For Kikkan Randall, a cross-country skiing world champion, working out in the off-season is about far more than sliding across the snow, The Wall Street Journal reported.

Randall spends spring and summer trying to build the explosive strength her grueling event requires. "I take a couple of weeks off and go to Hawaii, and do some biking while I'm there," she says. "But by May 1, I start training."

Randall, the world sprint champion for the 2011-12 season, is a major star in Northern Europe, where cross-country skiing is one of the most popular sports. In the U.S., it's something of an afterthought, even back home in Alaska, where she spends most of her off-season.

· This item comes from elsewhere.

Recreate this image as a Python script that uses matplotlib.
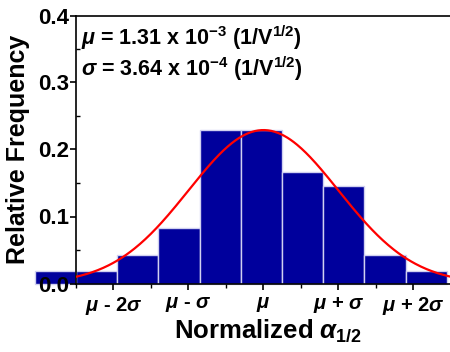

Her regimen is a brutal, six- (sometimes seven) day-a-week mix of roller skiing, biking, running and strength training. Pull-ups are a fairly unpleasant experience for most humans, but the ones Randall does resemble a form of medieval torture. She straps on a belt with a chain dangling from it and attaches a 60-pound weight to it. Or she'll pull herself up with such power that she is able to clap her hands above the bar and then grab it to slowly lower herself. Eight is her record.

"There's nothing that makes you feel more hard core than strapping on a belt and attaching a big weight to it," she said.

Randall does two workouts each day. She trains with a private cross-country skiing club at Alaska Pacific University. She meets the team at 8:30 each morning for what is usually a 2½-hour workout on roller skis. Once a week, the team has a session that lasts as long as four hours and can include runs of 12 to 15 miles on mountainous terrain.

During the regular session, Ms. Randall and her teammates spend the morning skiing intervals up and down the area's hills. They will often cover more than 25 miles in a morning with ease, though the distance varies depending on whether the team is working on endurance or speed.

Speed work requires interval training, which can be multiple one-minute bursts of sprinting with little rest in between.